Monday, April 10, 2006

Caso 9

Estava um dia de Verão, não obstante a Primavera apenas recentemente se ter apresentado. Ao longe o extenso mar azul que se confundia com as nuvens no qual reflectia o sol que começava a despedir-se no horizonte, presenteando quem assistia com um deslumbramento cor de laranja, capaz de saciar o mais requintado dos observadores. Na praia, desfilavam alguns surfistas, aproveitando a breve aragem que anunciava o fim da tarde; no amplo areal, algumas, poucas, pessoas usufruíam do sol e procuravam o prazer de um banho salgado ao fim da tarde; mais ao longe, deambulando pelos pequenos rochedos esculpidos pelas mares, um casal de namorados passeava de mãos unidas sonhando com as vicissitudes do futuro. Foi nesta praia que Fernando deu os primeiros passos, nas férias passadas em casa dos avós.
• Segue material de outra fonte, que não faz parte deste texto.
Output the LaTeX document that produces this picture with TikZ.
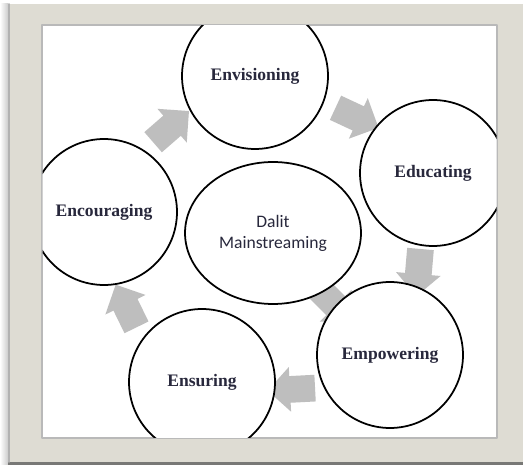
\documentclass[tikz,border=0pt]{standalone}
\usepackage{fontspec}
\setmainfont{Liberation Serif}
\newfontfamily\calibri{Carlito}
\usetikzlibrary{shapes.geometric,shapes.arrows}
\definecolor{framebeige}{RGB}{222,220,211}
\definecolor{framedark}{RGB}{120,120,118}
\definecolor{arrowgray}{RGB}{190,190,190}
\definecolor{textnavy}{RGB}{40,40,60}
\tikzset{
  stage/.style={circle,draw=black,line width=1pt,fill=white,minimum size=2.92cm,inner sep=0pt,
    font=\fontsize{10}{12}\selectfont\bfseries,text=textnavy},
  centre/.style={ellipse,draw=black,line width=1pt,fill=white,minimum width=3.52cm,minimum height=2.84cm,
    inner sep=0pt,align=center,font=\calibri\fontsize{10}{12}\selectfont,text=textnavy},
  blockarrow/.style={single arrow,fill=arrowgray,draw=none,minimum height=0.95cm,
    inner xsep=0pt,inner ysep=0.26cm,single arrow head extend=0.18cm}
}
\begin{document}
\begin{tikzpicture}[x=0.02cm,y=-0.02cm,line join=round,line cap=round]
			\useasboundingbox (0,0) rectangle (523,465);
			% frame
			\fill[white] (0,0) rectangle (523,465);
			\fill[left color=white,right color=gray!40] (0,4) rectangle (8,465);
			\fill[framebeige] (8,4) rectangle (523,462);
			\fill[framedark] (8,462) rectangle (523,465);
			\draw[gray!60,line width=1pt] (9,4)--(9,462);
			\draw[fill=white,draw=gray!55,line width=0.6pt] (42,25) rectangle (497,438);
			
			\begin{scope}
			\clip (42.5,25.5) rectangle (496.5,437.5);
			% arrows
			\node[blockarrow,rotate=41] (a1) at (166,131) {};
			\node[blockarrow,rotate=-25] (a2) at (351,115) {};
			\node[blockarrow,rotate=-95] (a3) at (419,266) {};
			\node[blockarrow,rotate=183] (a4) at (298,389) {};
			\node[blockarrow,rotate=116] (a5) at (129,312) {};
			\node[blockarrow,rotate=-45] (a6) at (330,300) {};
			
			% stages
			\node[stage] (env) at (255,76) {Envisioning};
			\node[stage] (edu) at (433,173) {Educating};
			\node[stage] (emp) at (390,355) {Empowering};
			\node[stage] (ens) at (202,382) {Ensuring};
			\node[stage] (enc) at (104,212) {Encouraging};
			\node[centre] (dalit) at (273,233) {Dalit\\Mainstreaming};
			\end{scope}
		\end{tikzpicture}
\end{document}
O avô de Fernando, Manuel era um velho homem, feliz, que anos antes abandonara a vida cosmopolita para procurar refúgio numa pequena aldeia esquecida, privilegiada com uma deslumbrante vista sobre o oceano. Para fazer face às suas despesas Manuel construiu um viveiro de marisco, fornecendo alguns restaurantes da região. Enquanto isso, a sua esposa dedicava-se ao jardim da casa, no qual plantava as mais belas flores, para gáudio dos muitos que as recebiam como ofertas. Nesta tarde, a avó Maria havia saído, deslocando-se a Santiago do Cacém para adquirir alguns produtos para a sua actividade de jardinagem.

Manuel passava parte dos seus dias com os seus grandes amigos Pedro e João; Pedro, um reputado retratista, cujos quadros engalanavam alguns dos mais luxuosos palacetes da nobreza europeia; João, foi durante anos proprietário de uma marisqueira, onde românticos casais se deliciavam, com as melhores iguarias da costa alentejana. Como sua firma adoptara Carlos Osório de Albuquerque, o Carapau, em homenagem ao seu pai, a pessoa que a havia constituído e posteriormente lhe transmitira a marisqueira. (Carapau era o nome como o pai de João, Carlos, era conhecido na aldeia, depois de anos a dedicar-se à pesca). Para cumprir todas as suas obrigações, aproveitou o facto de estar em Lisboa, para tentar realizar o registo comercial.

A marisqueira estava entregue aos cuidados de Francisco, que realizada todos os actos e contratos necessários, uma vez que João era um eterno romântico que fazia da leitura uma ocupação integral, não tendo nem tempo, nem paciência, nem talento, para os problemas mundanos da marisqueira.

Um dia João casou, já depois de ultrapassadas as sessenta Primaveras. A esposa escolhida foi uma discreta brasileira que conheceu por um chat na Internet. Pode mesmo afirmar-se ter sido amor à primeira vista, porquanto mal João a viu pela sua webcam, enviou por correio um sumptuoso anel, acompanhado de um apaixonado pedido de casamento, bem como de um bilhete de avião, em primeira claro...

A passagem de Mónica (era este o nome da esposa brasileira) na vida de João foi efémera no tempo mas proficiente nas consequências. Arguindo não se sentir adaptada, induziu o seu submisso marido a oferecer-lhe um salão de cabeleireiros; com os alegados lucros do salão, adquiriu variadíssimas jóias bem como sumptuosas peças de decoração para o salão. A ardente paixão de João não se esvaneceu quando os primeiros credores de Mónica começaram a procurar a sua porta, acreditando em todas as mal contadas histórias da sua esposa.

Só algum tempo mais tarde João enfrentou a penosa realidade. A sua idolatrada esposa havia fugido na companhia de um turista alemão, que nesse Verão passara férias na aldeia. Para trás deixara um coração destroçado e uma montanha de dívidas; destas destacam-se uma para com Belchior de € 20,000.00, relativa a um empréstimo para as obras do salão (embora não existisse nenhum documento a comprova-la), outra de € 5.000,00 do pronto-a-vestir que Mónica frequentava e outra de 7,500,00 contraída num negócio com Marta.

Vergado pelo desespero e pela vergonha, João tornou-se taciturno e distante sendo sem surpresa que uma manhã foi encontrado morto, preso à azinheira que assistiu aos seus últimos suspiros. Fernando ouviu várias vezes o avô a contar esta história, no alpendre com vista para o mar: era a sua forma de ensinar ao neto a importância das escolhas individuais.